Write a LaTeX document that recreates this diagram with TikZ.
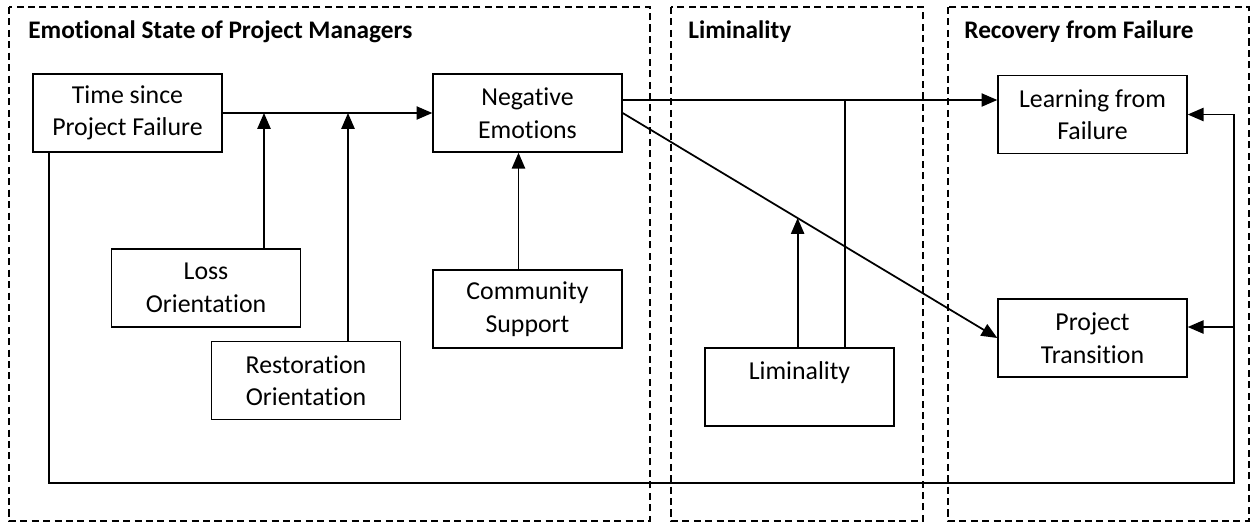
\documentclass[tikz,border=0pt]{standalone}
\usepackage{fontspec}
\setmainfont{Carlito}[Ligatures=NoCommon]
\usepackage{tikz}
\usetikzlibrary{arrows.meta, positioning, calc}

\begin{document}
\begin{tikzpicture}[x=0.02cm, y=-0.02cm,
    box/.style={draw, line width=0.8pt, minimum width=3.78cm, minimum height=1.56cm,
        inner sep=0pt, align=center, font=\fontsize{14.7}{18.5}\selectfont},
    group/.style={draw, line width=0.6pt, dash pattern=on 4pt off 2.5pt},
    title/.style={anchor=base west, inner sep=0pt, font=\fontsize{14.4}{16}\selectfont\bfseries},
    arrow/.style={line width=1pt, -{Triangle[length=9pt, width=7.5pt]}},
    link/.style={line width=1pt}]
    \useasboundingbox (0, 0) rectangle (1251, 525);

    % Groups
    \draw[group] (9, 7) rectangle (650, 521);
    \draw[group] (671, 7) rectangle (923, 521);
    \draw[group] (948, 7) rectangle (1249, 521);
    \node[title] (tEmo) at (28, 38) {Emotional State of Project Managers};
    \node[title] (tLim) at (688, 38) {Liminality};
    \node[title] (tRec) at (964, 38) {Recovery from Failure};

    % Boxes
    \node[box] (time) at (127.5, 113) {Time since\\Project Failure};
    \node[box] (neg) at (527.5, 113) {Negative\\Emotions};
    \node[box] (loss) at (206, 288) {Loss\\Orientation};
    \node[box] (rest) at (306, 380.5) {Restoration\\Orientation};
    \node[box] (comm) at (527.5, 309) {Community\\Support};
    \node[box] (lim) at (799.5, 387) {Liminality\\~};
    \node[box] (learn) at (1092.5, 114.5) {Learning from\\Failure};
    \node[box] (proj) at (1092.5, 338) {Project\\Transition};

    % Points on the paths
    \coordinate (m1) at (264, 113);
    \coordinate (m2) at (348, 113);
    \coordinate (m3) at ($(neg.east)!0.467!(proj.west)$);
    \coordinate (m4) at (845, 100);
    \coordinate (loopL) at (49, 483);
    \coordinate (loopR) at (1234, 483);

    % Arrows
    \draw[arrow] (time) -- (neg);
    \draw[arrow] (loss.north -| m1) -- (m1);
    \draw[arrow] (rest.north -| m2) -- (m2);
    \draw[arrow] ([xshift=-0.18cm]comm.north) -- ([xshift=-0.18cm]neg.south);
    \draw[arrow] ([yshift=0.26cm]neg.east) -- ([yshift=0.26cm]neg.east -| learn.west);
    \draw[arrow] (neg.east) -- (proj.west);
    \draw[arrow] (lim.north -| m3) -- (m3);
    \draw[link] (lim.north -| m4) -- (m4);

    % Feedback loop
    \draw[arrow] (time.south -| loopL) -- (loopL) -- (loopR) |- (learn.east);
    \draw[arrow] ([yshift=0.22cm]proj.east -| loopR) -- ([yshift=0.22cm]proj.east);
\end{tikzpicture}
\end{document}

> **What you should do**:
Copy the listing in full and without alteration, omitting every picture.

> **Solved exercise**:
Write a LaTeX document that recreates this diagram with TikZ.
\documentclass[tikz,border=0pt]{standalone}
\usepackage{fontspec}
\setmainfont{Carlito}[Ligatures=NoCommon]
\usepackage{tikz}
\usetikzlibrary{arrows.meta, positioning, calc}

\begin{document}
\begin{tikzpicture}[x=0.02cm, y=-0.02cm,
    box/.style={draw, line width=0.8pt, minimum width=3.78cm, minimum height=1.56cm,
        inner sep=0pt, align=center, font=\fontsize{14.7}{18.5}\selectfont},
    group/.style={draw, line width=0.6pt, dash pattern=on 4pt off 2.5pt},
    title/.style={anchor=base west, inner sep=0pt, font=\fontsize{14.4}{16}\selectfont\bfseries},
    arrow/.style={line width=1pt, -{Triangle[length=9pt, width=7.5pt]}},
    link/.style={line width=1pt}]
    \useasboundingbox (0, 0) rectangle (1251, 525);

    % Groups
    \draw[group] (9, 7) rectangle (650, 521);
    \draw[group] (671, 7) rectangle (923, 521);
    \draw[group] (948, 7) rectangle (1249, 521);
    \node[title] (tEmo) at (28, 38) {Emotional State of Project Managers};
    \node[title] (tLim) at (688, 38) {Liminality};
    \node[title] (tRec) at (964, 38) {Recovery from Failure};

    % Boxes
    \node[box] (time) at (127.5, 113) {Time since\\Project Failure};
    \node[box] (neg) at (527.5, 113) {Negative\\Emotions};
    \node[box] (loss) at (206, 288) {Loss\\Orientation};
    \node[box] (rest) at (306, 380.5) {Restoration\\Orientation};
    \node[box] (comm) at (527.5, 309) {Community\\Support};
    \node[box] (lim) at (799.5, 387) {Liminality\\~};
    \node[box] (learn) at (1092.5, 114.5) {Learning from\\Failure};
    \node[box] (proj) at (1092.5, 338) {Project\\Transition};

    % Points on the paths
    \coordinate (m1) at (264, 113);
    \coordinate (m2) at (348, 113);
    \coordinate (m3) at ($(neg.east)!0.467!(proj.west)$);
    \coordinate (m4) at (845, 100);
    \coordinate (loopL) at (49, 483);
    \coordinate (loopR) at (1234, 483);

    % Arrows
    \draw[arrow] (time) -- (neg);
    \draw[arrow] (loss.north -| m1) -- (m1);
    \draw[arrow] (rest.north -| m2) -- (m2);
    \draw[arrow] ([xshift=-0.18cm]comm.north) -- ([xshift=-0.18cm]neg.south);
    \draw[arrow] ([yshift=0.26cm]neg.east) -- ([yshift=0.26cm]neg.east -| learn.west);
    \draw[arrow] (neg.east) -- (proj.west);
    \draw[arrow] (lim.north -| m3) -- (m3);
    \draw[link] (lim.north -| m4) -- (m4);

    % Feedback loop
    \draw[arrow] (time.south -| loopL) -- (loopL) -- (loopR) |- (learn.east);
    \draw[arrow] ([yshift=0.22cm]proj.east -| loopR) -- ([yshift=0.22cm]proj.east);
\end{tikzpicture}
\end{document}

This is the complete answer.